Stated problem — Output the full listing below exactly, without the pictures.

Collected material —
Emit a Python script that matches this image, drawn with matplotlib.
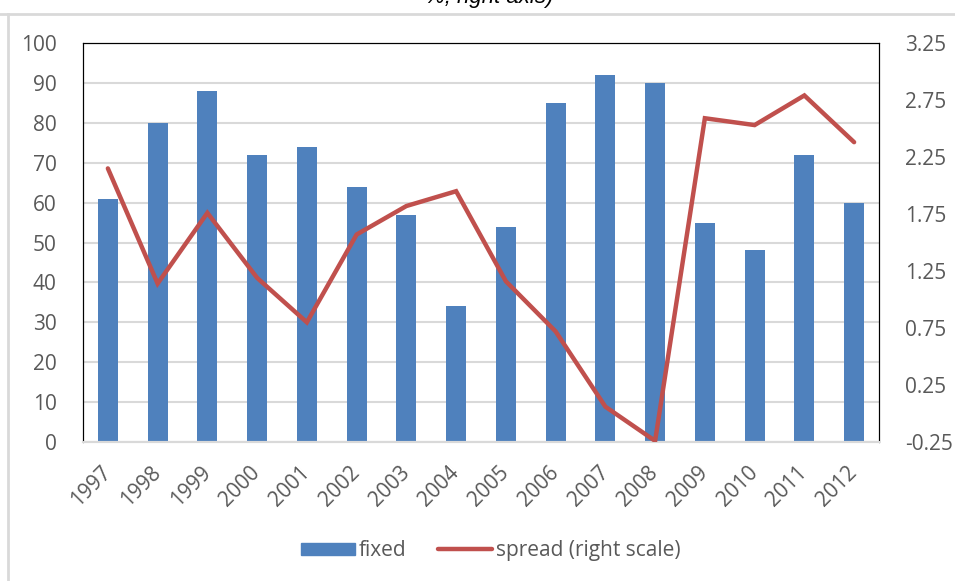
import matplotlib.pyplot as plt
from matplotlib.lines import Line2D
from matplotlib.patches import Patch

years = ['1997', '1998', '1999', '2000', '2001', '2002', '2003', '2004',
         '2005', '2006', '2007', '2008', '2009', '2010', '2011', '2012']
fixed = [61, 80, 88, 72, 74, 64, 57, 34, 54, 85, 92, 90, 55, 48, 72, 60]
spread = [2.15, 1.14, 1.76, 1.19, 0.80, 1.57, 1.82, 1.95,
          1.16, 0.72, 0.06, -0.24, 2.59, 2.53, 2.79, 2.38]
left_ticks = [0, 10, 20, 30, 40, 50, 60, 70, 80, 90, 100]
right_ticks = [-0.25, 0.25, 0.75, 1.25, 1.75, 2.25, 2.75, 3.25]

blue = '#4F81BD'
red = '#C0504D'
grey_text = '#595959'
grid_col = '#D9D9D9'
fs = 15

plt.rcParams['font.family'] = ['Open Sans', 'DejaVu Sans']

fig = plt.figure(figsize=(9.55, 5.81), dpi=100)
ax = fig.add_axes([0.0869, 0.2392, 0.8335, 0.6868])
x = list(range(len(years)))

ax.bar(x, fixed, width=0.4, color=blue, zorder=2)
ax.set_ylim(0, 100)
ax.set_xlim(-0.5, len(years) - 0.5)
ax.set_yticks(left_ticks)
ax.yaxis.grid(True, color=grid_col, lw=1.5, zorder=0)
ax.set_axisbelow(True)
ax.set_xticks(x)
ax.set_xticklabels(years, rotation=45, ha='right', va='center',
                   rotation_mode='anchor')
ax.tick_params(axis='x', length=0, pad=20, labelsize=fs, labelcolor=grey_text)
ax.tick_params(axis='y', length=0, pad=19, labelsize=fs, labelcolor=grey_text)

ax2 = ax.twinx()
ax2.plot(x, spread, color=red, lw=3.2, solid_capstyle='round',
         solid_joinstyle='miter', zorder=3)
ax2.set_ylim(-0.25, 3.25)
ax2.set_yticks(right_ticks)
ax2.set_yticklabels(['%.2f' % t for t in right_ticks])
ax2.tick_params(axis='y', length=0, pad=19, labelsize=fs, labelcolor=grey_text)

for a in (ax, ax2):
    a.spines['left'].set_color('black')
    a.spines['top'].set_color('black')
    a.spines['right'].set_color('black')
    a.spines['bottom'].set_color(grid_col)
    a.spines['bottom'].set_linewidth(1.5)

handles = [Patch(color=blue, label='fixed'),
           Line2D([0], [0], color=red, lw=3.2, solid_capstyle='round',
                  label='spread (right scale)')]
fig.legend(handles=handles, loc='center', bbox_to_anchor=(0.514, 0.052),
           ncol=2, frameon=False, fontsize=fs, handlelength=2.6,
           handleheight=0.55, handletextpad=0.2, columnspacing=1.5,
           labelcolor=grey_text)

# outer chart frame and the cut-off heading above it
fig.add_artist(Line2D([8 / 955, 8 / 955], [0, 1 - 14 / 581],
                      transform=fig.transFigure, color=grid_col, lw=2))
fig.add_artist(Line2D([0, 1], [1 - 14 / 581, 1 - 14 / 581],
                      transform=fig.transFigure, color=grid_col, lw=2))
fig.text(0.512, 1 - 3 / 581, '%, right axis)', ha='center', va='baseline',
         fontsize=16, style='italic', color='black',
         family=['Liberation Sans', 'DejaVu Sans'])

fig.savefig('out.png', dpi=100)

Solved problem —
Emit a Python script that matches this image, drawn with matplotlib.
import matplotlib.pyplot as plt
from matplotlib.lines import Line2D
from matplotlib.patches import Patch

years = ['1997', '1998', '1999', '2000', '2001', '2002', '2003', '2004',
         '2005', '2006', '2007', '2008', '2009', '2010', '2011', '2012']
fixed = [61, 80, 88, 72, 74, 64, 57, 34, 54, 85, 92, 90, 55, 48, 72, 60]
spread = [2.15, 1.14, 1.76, 1.19, 0.80, 1.57, 1.82, 1.95,
          1.16, 0.72, 0.06, -0.24, 2.59, 2.53, 2.79, 2.38]
left_ticks = [0, 10, 20, 30, 40, 50, 60, 70, 80, 90, 100]
right_ticks = [-0.25, 0.25, 0.75, 1.25, 1.75, 2.25, 2.75, 3.25]

blue = '#4F81BD'
red = '#C0504D'
grey_text = '#595959'
grid_col = '#D9D9D9'
fs = 15

plt.rcParams['font.family'] = ['Open Sans', 'DejaVu Sans']

fig = plt.figure(figsize=(9.55, 5.81), dpi=100)
ax = fig.add_axes([0.0869, 0.2392, 0.8335, 0.6868])
x = list(range(len(years)))

ax.bar(x, fixed, width=0.4, color=blue, zorder=2)
ax.set_ylim(0, 100)
ax.set_xlim(-0.5, len(years) - 0.5)
ax.set_yticks(left_ticks)
ax.yaxis.grid(True, color=grid_col, lw=1.5, zorder=0)
ax.set_axisbelow(True)
ax.set_xticks(x)
ax.set_xticklabels(years, rotation=45, ha='right', va='center',
                   rotation_mode='anchor')
ax.tick_params(axis='x', length=0, pad=20, labelsize=fs, labelcolor=grey_text)
ax.tick_params(axis='y', length=0, pad=19, labelsize=fs, labelcolor=grey_text)

ax2 = ax.twinx()
ax2.plot(x, spread, color=red, lw=3.2, solid_capstyle='round',
         solid_joinstyle='miter', zorder=3)
ax2.set_ylim(-0.25, 3.25)
ax2.set_yticks(right_ticks)
ax2.set_yticklabels(['%.2f' % t for t in right_ticks])
ax2.tick_params(axis='y', length=0, pad=19, labelsize=fs, labelcolor=grey_text)

for a in (ax, ax2):
    a.spines['left'].set_color('black')
    a.spines['top'].set_color('black')
    a.spines['right'].set_color('black')
    a.spines['bottom'].set_color(grid_col)
    a.spines['bottom'].set_linewidth(1.5)

handles = [Patch(color=blue, label='fixed'),
           Line2D([0], [0], color=red, lw=3.2, solid_capstyle='round',
                  label='spread (right scale)')]
fig.legend(handles=handles, loc='center', bbox_to_anchor=(0.514, 0.052),
           ncol=2, frameon=False, fontsize=fs, handlelength=2.6,
           handleheight=0.55, handletextpad=0.2, columnspacing=1.5,
           labelcolor=grey_text)

# outer chart frame and the cut-off heading above it
fig.add_artist(Line2D([8 / 955, 8 / 955], [0, 1 - 14 / 581],
                      transform=fig.transFigure, color=grid_col, lw=2))
fig.add_artist(Line2D([0, 1], [1 - 14 / 581, 1 - 14 / 581],
                      transform=fig.transFigure, color=grid_col, lw=2))
fig.text(0.512, 1 - 3 / 581, '%, right axis)', ha='center', va='baseline',
         fontsize=16, style='italic', color='black',
         family=['Liberation Sans', 'DejaVu Sans'])

fig.savefig('out.png', dpi=100)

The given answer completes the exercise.